The noise pattern is SPECIFIC to noise, not a general "people complain more on game days" effect.

## 7. Summary: From Version A to Version B

| Step | What We Did | What It Rules Out |
|------|-------------|-------------------|
| Basic comparison | Game vs non-game days (all NYC) | Nothing yet — just shows a pattern |
| Compare to yourself | Bronx over time | "Maybe the Bronx is just noisy" |
| Compare to someone else | Bronx vs Brooklyn | "Maybe it's just weekends/summer" |
| Diff-in-diff | Compare the changes | Both place AND time explanations |
| Placebo test | Heating complaints | "Maybe people just complain more on game days" |

**Each step rules out different alternative explanations.**

Together, they build a much stronger case that Yankees games cause more noise complaints — not proof, but much closer to Version B than a single comparison alone.

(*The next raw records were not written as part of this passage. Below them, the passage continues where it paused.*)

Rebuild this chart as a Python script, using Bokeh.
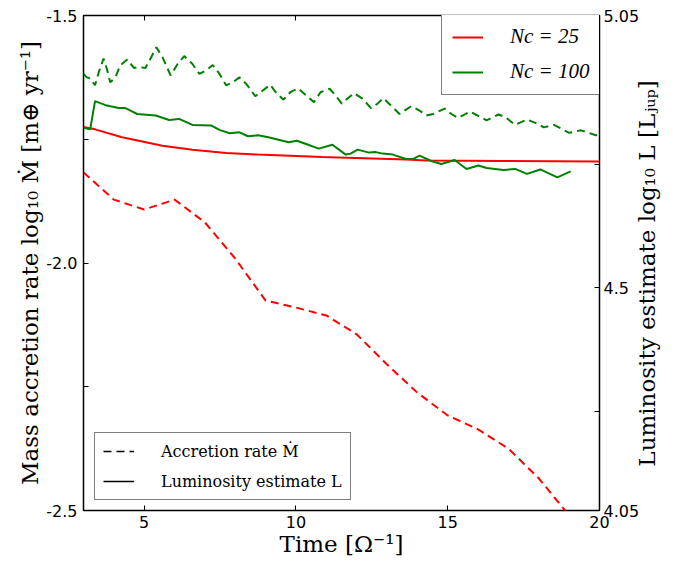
import math
from bokeh.plotting import figure
from bokeh.models import (Range1d, LinearAxis, FixedTicker, Legend, LegendItem,
                          CustomJSTickFormatter)
from bokeh.embed import file_html
from bokeh.resources import INLINE

# ---------------- data ----------------
# Accretion rate log10 Mdot (left axis), N_c = 25 (red dashed)
t_acc_25 = [3, 4, 5, 6, 7, 8, 9, 10, 11, 12, 13, 14, 15, 16, 17, 18, 19]
acc_25 = [-1.817, -1.872, -1.892, -1.872, -1.918, -1.991, -2.076, -2.090, -2.106,
          -2.144, -2.205, -2.262, -2.308, -2.336, -2.375, -2.435, -2.510]

# Accretion rate log10 Mdot (left axis), N_c = 100 (green dashed)
t_acc_100 = [3.00, 3.11, 3.22, 3.38, 3.50, 3.66, 3.77, 3.88, 4.05, 4.21, 4.44, 4.66,
             4.82, 5.04, 5.21, 5.40, 5.60, 5.87, 6.10, 6.32, 6.59, 6.82, 7.03, 7.26,
             7.48, 7.70, 7.92, 8.14, 8.36, 8.66, 9.15, 9.37, 9.59, 9.81, 10.07, 10.31,
             10.59, 10.81, 11.11, 11.31, 11.51, 11.69, 11.91, 12.19, 12.47, 12.69,
             12.88, 13.13, 13.41, 13.63, 13.80, 14.07, 14.29, 14.52, 14.90, 15.12,
             15.35, 15.73, 15.95, 16.28, 16.67, 16.89, 17.22, 17.61, 17.89, 18.17,
             18.50, 18.72, 19.00, 19.38, 19.60, 19.88, 20.05]
acc_100 = [-1.618, -1.625, -1.627, -1.641, -1.615, -1.587, -1.608, -1.635, -1.625,
           -1.601, -1.589, -1.606, -1.604, -1.606, -1.587, -1.564, -1.584, -1.621,
           -1.598, -1.582, -1.598, -1.618, -1.611, -1.600, -1.618, -1.641, -1.635,
           -1.625, -1.638, -1.663, -1.640, -1.658, -1.670, -1.655, -1.647, -1.660,
           -1.675, -1.655, -1.648, -1.662, -1.678, -1.668, -1.657, -1.668, -1.687,
           -1.678, -1.667, -1.682, -1.699, -1.690, -1.683, -1.692, -1.702, -1.699,
           -1.688, -1.699, -1.707, -1.694, -1.701, -1.712, -1.700, -1.705, -1.721,
           -1.710, -1.717, -1.726, -1.721, -1.728, -1.737, -1.732, -1.736, -1.742,
           -1.739]

# Luminosity estimate log10 L (right axis), N_c = 25 (red solid)
t_lum_25 = [3.00, 3.38, 4.27, 5.60, 6.59, 7.70, 8.75, 10.86, 13.63, 14.29, 16.78, 20.0]
lum_25 = [4.825, 4.820, 4.804, 4.787, 4.779, 4.772, 4.769, 4.764, 4.759, 4.757,
          4.756, 4.755]

# Luminosity estimate log10 L (right axis), N_c = 100 (green solid)
t_lum_100 = [3.00, 3.22, 3.38, 3.77, 4.16, 4.38, 4.55, 4.77, 5.38, 5.82, 6.15, 6.59,
             7.20, 7.48, 7.81, 8.14, 8.42, 8.75, 9.09, 9.76, 10.03, 10.31, 10.75,
             11.20, 11.64, 11.80, 12.03, 12.41, 12.63, 12.86, 13.19, 13.63, 13.85,
             14.07, 14.46, 14.79, 15.23, 15.62, 16.01, 16.28, 16.84, 17.22, 17.61,
             18.05, 18.61, 19.05]
lum_100 = [4.823, 4.820, 4.877, 4.868, 4.863, 4.863, 4.858, 4.851, 4.848, 4.839,
           4.841, 4.829, 4.828, 4.819, 4.812, 4.814, 4.806, 4.808, 4.804, 4.794,
           4.797, 4.791, 4.781, 4.789, 4.769, 4.771, 4.779, 4.773, 4.774, 4.771,
           4.769, 4.760, 4.760, 4.767, 4.756, 4.750, 4.758, 4.740, 4.747, 4.742,
           4.738, 4.740, 4.730, 4.739, 4.723, 4.735]

x_ticks = [5, 10, 15, 20]
left_ticks = [-2.5, -2.0, -1.5]
left_minor = [-2.25, -1.75]
right_ticks = [4.05, 4.5, 5.05]
right_minor = [4.25, 4.75]

legend_series = ["Nc = 25", "Nc = 100"]
legend_styles = ["Accretion rate Ṁ", "Luminosity estimate L"]
right_label = "Luminosity estimate log₁₀ L [Lⱼᵤₚ]"

RED = "#ff0000"
GREEN = "#008000"
TICK_FONT = "DejaVu Sans"
LABEL_FONT = "DejaVu Serif"
NAN = float("nan")
NBSP = "\u00a0"

# ---------------- figure ----------------
p = figure(width=676, height=564, output_backend="svg", toolbar_location=None,
           x_range=Range1d(3, 20), y_range=Range1d(-2.5, -1.5),
           min_border_left=83, min_border_right=77, min_border_top=15,
           min_border_bottom=54)
p.extra_y_ranges = {"lum": Range1d(4.05, 5.05)}
p.grid.visible = False
p.background_fill_color = "white"
p.border_fill_color = "white"
p.outline_line_color = "black"
p.outline_line_width = 1.5


def style(ax):
    ax.axis_line_color = None
    ax.major_tick_in = 5
    ax.major_tick_out = 0
    ax.minor_tick_in = 5
    ax.minor_tick_out = 0
    ax.major_tick_line_color = "black"
    ax.minor_tick_line_color = "black"
    ax.major_label_text_font = TICK_FONT
    ax.major_label_text_font_size = "16px"
    ax.major_label_text_color = "black"
    ax.axis_label_text_font = LABEL_FONT
    ax.axis_label_text_font_size = "23px"
    ax.axis_label_text_font_style = "normal"
    ax.axis_label_text_color = "black"
    ax.axis_label_standoff = 0


xa = p.xaxis[0]
style(xa)
xa.ticker = FixedTicker(ticks=x_ticks)
xa.axis_label = "Time [Ω⁻¹]"
xa.major_label_standoff = 5

ya = p.yaxis[0]
style(ya)
ya.ticker = FixedTicker(ticks=left_ticks, minor_ticks=left_minor)
ya.formatter = CustomJSTickFormatter(code="return tick.toFixed(1)")
ya.axis_label = "Mass accretion rate log₁₀ Ṁ [m⊕ yr⁻¹]"
ya.major_label_standoff = 6

ra = LinearAxis(y_range_name="lum",
                ticker=FixedTicker(ticks=right_ticks, minor_ticks=right_minor),
                formatter=CustomJSTickFormatter(code="return String(tick)"))
style(ra)
ra.major_label_standoff = 4
# title reading bottom to top, starting a little above the bottom of the frame
ra.axis_label = NBSP * 6 + right_label
ra.axis_label_orientation = math.pi / 2
ra.axis_label_align = "start"
ra.axis_label_standoff = 5
p.add_layout(ra, "right")

ta = LinearAxis(ticker=FixedTicker(ticks=x_ticks),
                formatter=CustomJSTickFormatter(code="return ''"))
style(ta)
ta.major_label_standoff = 0
p.add_layout(ta, "above")

# ---------------- lines ----------------
p.line(t_acc_25, acc_25, line_color=RED, line_width=2, line_dash="8 5")
p.line(t_acc_100, acc_100, line_color=GREEN, line_width=2, line_dash="8 5")
r25 = p.line(t_lum_25, lum_25, line_color=RED, line_width=2, y_range_name="lum")
r100 = p.line(t_lum_100, lum_100, line_color=GREEN, line_width=2, y_range_name="lum")

# legend-only samples (a single NaN point draws nothing in the frame)
d_dash = p.line(x=[NAN], y=[NAN], line_color="black", line_width=1.5, line_dash="8 5")
d_solid = p.line(x=[NAN], y=[NAN], line_color="black", line_width=1.5)

# ---------------- legends ----------------
leg1 = Legend(items=[LegendItem(label=legend_series[0], renderers=[r25]),
                     LegendItem(label=legend_series[1], renderers=[r100])],
              location=(358, 415))
leg2 = Legend(items=[LegendItem(label=legend_styles[0], renderers=[d_dash]),
                     LegendItem(label=legend_styles[1], renderers=[d_solid])],
              location=(11, 10))
settings = ((leg1, "italic", "21px", "Liberation Serif", 10),
            (leg2, "normal", "16px", LABEL_FONT, 8))
for lg, style_font, fsize, font, pad in settings:
    lg.padding = pad
    lg.spacing = 10
    lg.margin = 0
    lg.glyph_width = 31
    lg.glyph_height = 20
    lg.label_height = 20
    lg.label_standoff = 27
    lg.label_text_font = font
    lg.label_text_font_size = fsize
    lg.label_text_font_style = style_font
    lg.label_text_color = "black"
    lg.border_line_color = "black"
    lg.border_line_width = 1.5
    lg.background_fill_color = "white"
    lg.background_fill_alpha = 1.0
    p.add_layout(lg, "center")

open("out.html", "w").write(file_html(p, INLINE))
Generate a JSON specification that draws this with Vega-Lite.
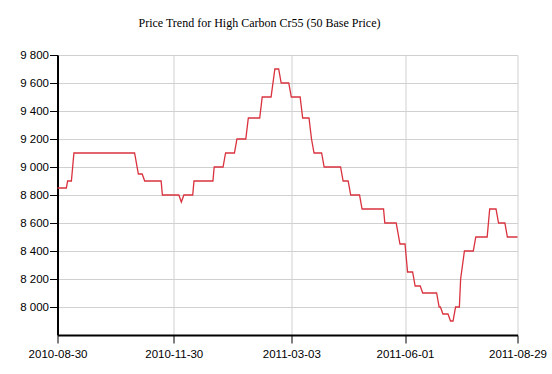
{
  "$schema": "https://vega.github.io/schema/vega-lite/v6.json",
  "width": 460,
  "height": 280,
  "autosize": {"type": "none"},
  "padding": {"left": 57.5, "top": 55, "right": 34.5, "bottom": 39},
  "background": "white",
  "title": {
    "text": "Price Trend for High Carbon Cr55 (50 Base Price)",
    "font": "Liberation Serif",
    "fontSize": 12,
    "fontWeight": "normal",
    "color": "#000000",
    "anchor": "start",
    "frame": "group",
    "dx": 81,
    "offset": 10,
    "baseline": "alphabetic"
  },
  "config": {
    "view": {"stroke": null},
    "axis": {
      "labelFont": "Liberation Sans",
      "labelFontSize": 11.5,
      "labelColor": "#000000",
      "domainColor": "#000000",
      "domainWidth": 2,
      "tickColor": "#000000",
      "tickWidth": 1,
      "tickSize": 8,
      "gridColor": "#d0d0d0",
      "gridWidth": 1,
      "title": null
    }
  },
  "data": {
    "values": [
      {"date": "2010-08-30", "price": 8850},
      {"date": "2010-09-06", "price": 8850},
      {"date": "2010-09-07", "price": 8900},
      {"date": "2010-09-10", "price": 8900},
      {"date": "2010-09-12", "price": 9100},
      {"date": "2010-10-30", "price": 9100},
      {"date": "2010-11-02", "price": 8950},
      {"date": "2010-11-05", "price": 8950},
      {"date": "2010-11-07", "price": 8900},
      {"date": "2010-11-20", "price": 8900},
      {"date": "2010-11-21", "price": 8800},
      {"date": "2010-12-04", "price": 8800},
      {"date": "2010-12-06", "price": 8750},
      {"date": "2010-12-08", "price": 8800},
      {"date": "2010-12-15", "price": 8800},
      {"date": "2010-12-16", "price": 8900},
      {"date": "2010-12-31", "price": 8900},
      {"date": "2011-01-01", "price": 9000},
      {"date": "2011-01-08", "price": 9000},
      {"date": "2011-01-10", "price": 9100},
      {"date": "2011-01-17", "price": 9100},
      {"date": "2011-01-19", "price": 9200},
      {"date": "2011-01-26", "price": 9200},
      {"date": "2011-01-28", "price": 9350},
      {"date": "2011-02-06", "price": 9350},
      {"date": "2011-02-08", "price": 9500},
      {"date": "2011-02-15", "price": 9500},
      {"date": "2011-02-18", "price": 9700},
      {"date": "2011-02-21", "price": 9700},
      {"date": "2011-02-23", "price": 9600},
      {"date": "2011-03-01", "price": 9600},
      {"date": "2011-03-03", "price": 9500},
      {"date": "2011-03-10", "price": 9500},
      {"date": "2011-03-12", "price": 9350},
      {"date": "2011-03-17", "price": 9350},
      {"date": "2011-03-19", "price": 9200},
      {"date": "2011-03-21", "price": 9100},
      {"date": "2011-03-27", "price": 9100},
      {"date": "2011-03-29", "price": 9000},
      {"date": "2011-04-11", "price": 9000},
      {"date": "2011-04-13", "price": 8900},
      {"date": "2011-04-17", "price": 8900},
      {"date": "2011-04-19", "price": 8800},
      {"date": "2011-04-26", "price": 8800},
      {"date": "2011-04-28", "price": 8700},
      {"date": "2011-05-15", "price": 8700},
      {"date": "2011-05-16", "price": 8600},
      {"date": "2011-05-25", "price": 8600},
      {"date": "2011-05-28", "price": 8450},
      {"date": "2011-06-01", "price": 8450},
      {"date": "2011-06-03", "price": 8250},
      {"date": "2011-06-07", "price": 8250},
      {"date": "2011-06-09", "price": 8150},
      {"date": "2011-06-13", "price": 8150},
      {"date": "2011-06-15", "price": 8100},
      {"date": "2011-06-26", "price": 8100},
      {"date": "2011-06-28", "price": 8000},
      {"date": "2011-06-29", "price": 8000},
      {"date": "2011-07-01", "price": 7950},
      {"date": "2011-07-05", "price": 7950},
      {"date": "2011-07-07", "price": 7900},
      {"date": "2011-07-09", "price": 7900},
      {"date": "2011-07-11", "price": 8000},
      {"date": "2011-07-14", "price": 8000},
      {"date": "2011-07-15", "price": 8200},
      {"date": "2011-07-18", "price": 8400},
      {"date": "2011-07-25", "price": 8400},
      {"date": "2011-07-27", "price": 8500},
      {"date": "2011-08-05", "price": 8500},
      {"date": "2011-08-07", "price": 8700},
      {"date": "2011-08-12", "price": 8700},
      {"date": "2011-08-14", "price": 8600},
      {"date": "2011-08-19", "price": 8600},
      {"date": "2011-08-21", "price": 8500},
      {"date": "2011-08-29", "price": 8500}
    ]
  },
  "mark": {"type": "line", "color": "#d9323e", "strokeWidth": 1.3, "interpolate": "linear"},
  "encoding": {
    "x": {
      "field": "date",
      "type": "temporal",
      "scale": {
        "type": "utc",
        "domain": [1283126400000, 1314576000000]
      },
      "axis": {
        "values": [1283126400000, 1291075200000, 1299110400000, 1306886400000, 1314576000000],
        "labelExpr": "utcFormat(datum.value, '%Y-%m-%d')",
        "labelPadding": 5,
        "labelFlush": false,
        "labelOverlap": false,
        "grid": true
      }
    },
    "y": {
      "field": "price",
      "type": "quantitative",
      "scale": {"domain": [7800, 9800], "nice": false, "zero": false},
      "axis": {
        "values": [8000, 8200, 8400, 8600, 8800, 9000, 9200, 9400, 9600, 9800],
        "labelExpr": "replace(format(datum.value, ','), ',', ' ')",
        "labelPadding": 1,
        "grid": true
      }
    }
  }
}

## 8. For Your Final Project

Think about your own analysis:

1. **What is your main comparison?**
   - What two groups are you comparing?

2. **Is your question Version A or Version B?**
   - Are you describing a pattern or claiming causation?

3. **What are 2-3 alternative explanations?**
   - What else could explain the pattern you find?

4. **Can you compare to yourself AND someone else?**
   - Is there a "treatment" group and "control" group?
   - Can you compare before/after within the same group?

5. **What would be your placebo outcome?**
   - What outcome SHOULDN'T be affected by your treatment?
   - If you find an effect there too, what would that mean?